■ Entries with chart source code
--- START ---
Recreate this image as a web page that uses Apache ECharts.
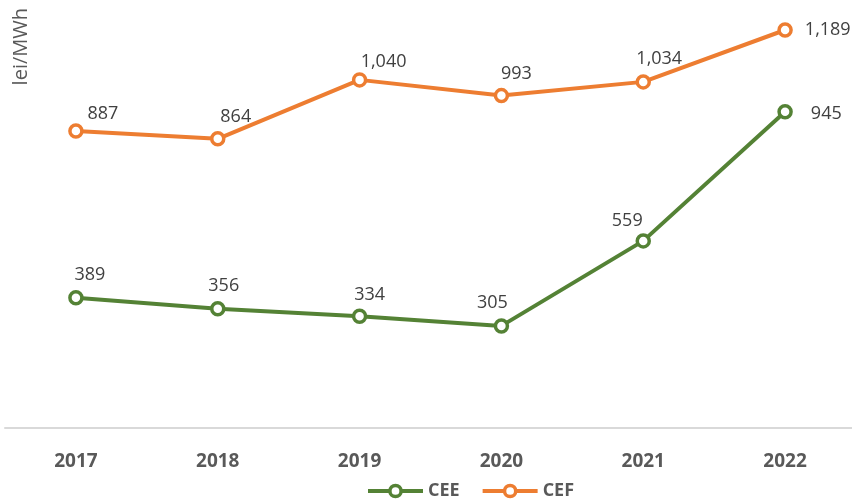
<!DOCTYPE html>
<html><head><meta charset="utf-8">
<script src="https://cdn.jsdelivr.net/npm/echarts@6/dist/echarts.min.js"></script>
<style>html,body{margin:0;padding:0;background:#fff;overflow:hidden}#c{width:862px;height:499px}</style>
</head><body><div id="c"></div>
<script>
const categories = ['2017','2018','2019','2020','2021','2022'];
const cee = [389, 356, 334, 305, 559, 945];
const cef = [887, 864, 1040, 993, 1034, 1189];
const ceeOffsets = [[14,-6],[6,-6],[10,-5],[-9,-6],[-16,-3],[6,2]];
const cefOffsets = [[27,0],[18,-5],[24,-1],[15,-5],[16,-6],[0,0]];

const fmt = v => v.toLocaleString('en-US');
function mk(vals, offs){
  return vals.map((v,i)=>{
    const o = {value:v, label:{offset:offs[i]}};
    if(i===vals.length-1){ o.label = {position:'right', distance:12, offset:offs[i]}; }
    return o;
  });
}
const chart = echarts.init(document.getElementById('c'));
const lbl = {show:true, position:'top', distance:0, fontSize:18, color:'#404040', fontFamily:'Open Sans', formatter:p=>fmt(p.value)};
chart.setOption({
  animation:false,
  grid:{left:5, right:6, top:30, bottom:71, containLabel:false},
  xAxis:{type:'category', data:categories, boundaryGap:true,
    axisLine:{lineStyle:{color:'#d9d9d9', width:2}}, axisTick:{show:false},
    axisLabel:{fontSize:19, fontWeight:'bold', color:'#595959', margin:24, fontFamily:'Open Sans'}},
  yAxis:{type:'value', min:0, max:1189, show:false},
  legend:{top:477, left:361, itemWidth:55, itemHeight:14, itemGap:21,
    textStyle:{fontSize:18, fontWeight:'bold', color:'#595959', fontFamily:'Open Sans'},
    data:[{name:'CEE', lineStyle:{width:4}, itemStyle:{borderWidth:3.5}},
          {name:'CEF', lineStyle:{width:4}, itemStyle:{borderWidth:3.5}}]},
  graphic:[{type:'text', left:11, top:8, rotation:Math.PI/2,
    style:{text:'lei/MWh', fontSize:20, fill:'#595959', fontFamily:'Open Sans'}}],
  series:[
    {name:'CEE', type:'line', data:mk(cee, ceeOffsets), symbol:'circle', symbolSize:12,
     lineStyle:{color:'#548235', width:4}, itemStyle:{color:'#fff', borderColor:'#548235', borderWidth:3.5},
     label:lbl},
    {name:'CEF', type:'line', data:mk(cef, cefOffsets), symbol:'circle', symbolSize:12,
     lineStyle:{color:'#ED7D31', width:4}, itemStyle:{color:'#fff', borderColor:'#ED7D31', borderWidth:3.5},
     label:lbl}
  ]
});
</script></body></html>
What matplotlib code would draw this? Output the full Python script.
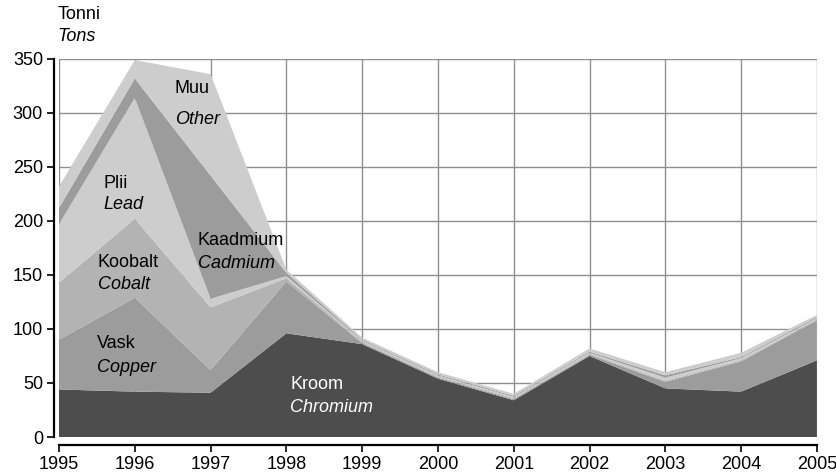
import numpy as np
import matplotlib.pyplot as plt

plt.rcParams['font.family'] = ['Liberation Sans', 'DejaVu Sans']

years = [1995, 1996, 1997, 1998, 1999, 2000, 2001, 2002, 2003, 2004, 2005]
# layer values (tons), bottom to top
chromium = [44, 42, 41, 96, 86, 54, 34, 75, 45, 42, 71]
copper = [46, 87, 21, 48, 1, 1, 1, 1, 6, 28, 37]
cobalt = [53, 73, 58, 3, 1, 1, 1, 1, 1, 1, 1]
lead = [54, 112, 8, 2, 1, 1, 1, 1, 3, 2, 1]
cadmium = [15, 18, 114, 3, 1, 1, 1, 1, 2, 1, 1]
other = [20, 17, 94, 3, 2, 2, 2, 3, 3, 4, 2]

names_et = ["Kroom", "Vask", "Koobalt", "Plii", "Kaadmium", "Muu"]
names_en = ["Chromium", "Copper", "Cobalt", "Lead", "Cadmium", "Other"]
colors = ["#4d4d4d", "#9c9c9c", "#b3b3b3", "#cdcdcd", "#9c9c9c", "#cdcdcd"]

fig = plt.figure(figsize=(8.37, 4.75), dpi=100)
ax = fig.add_axes([0.0705, 0.08, 0.9055, 0.7958])

ax.stackplot(years, chromium, copper, cobalt, lead, cadmium, other,
             colors=colors, linewidth=0, zorder=2)

ax.set_xlim(1995, 2005)
ax.set_ylim(0, 350)
ax.set_xticks(years)
ax.set_yticks(np.arange(0, 351, 50))
ax.grid(True, color="#8f8f8f", linewidth=1.0, zorder=0)
ax.set_axisbelow(True)

for s in ["top", "right"]:
    ax.spines[s].set_visible(False)
ax.spines["left"].set_position(("outward", 3.5))
ax.spines["bottom"].set_position(("outward", 6))
ax.spines["left"].set_linewidth(1.6)
ax.spines["bottom"].set_linewidth(1.6)
ax.tick_params(direction="out", length=5, width=1.2, labelsize=13, pad=3)

# layer labels
label_pos = {
    "Kroom": (1998.05, 49, 27, "white"),
    "Vask": (1995.50, 87, 64, "black"),
    "Koobalt": (1995.51, 162, 141, "black"),
    "Plii": (1995.59, 235, 215, "black"),
    "Kaadmium": (1996.83, 182, 161, "black"),
    "Muu": (1996.53, 323, 294, "black"),
}
for et, en in zip(names_et, names_en):
    x, y1, y2, c = label_pos[et]
    ax.text(x, y1, et, fontsize=13, color=c, va="center", ha="left", zorder=3)
    ax.text(x, y2, en, fontsize=13, color=c, style="italic", va="center", ha="left", zorder=3)

fig.text(0.069, 0.97, "Tonni", fontsize=13, va="center", ha="left")
fig.text(0.069, 0.924, "Tons", fontsize=13, style="italic", va="center", ha="left")

fig.savefig("out.png", dpi=100)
--- END ---
Copy all lines from the listing that contain "matplotlib".

■ RESPONSE
What matplotlib code would draw this? Output the full Python script.
import matplotlib.pyplot as plt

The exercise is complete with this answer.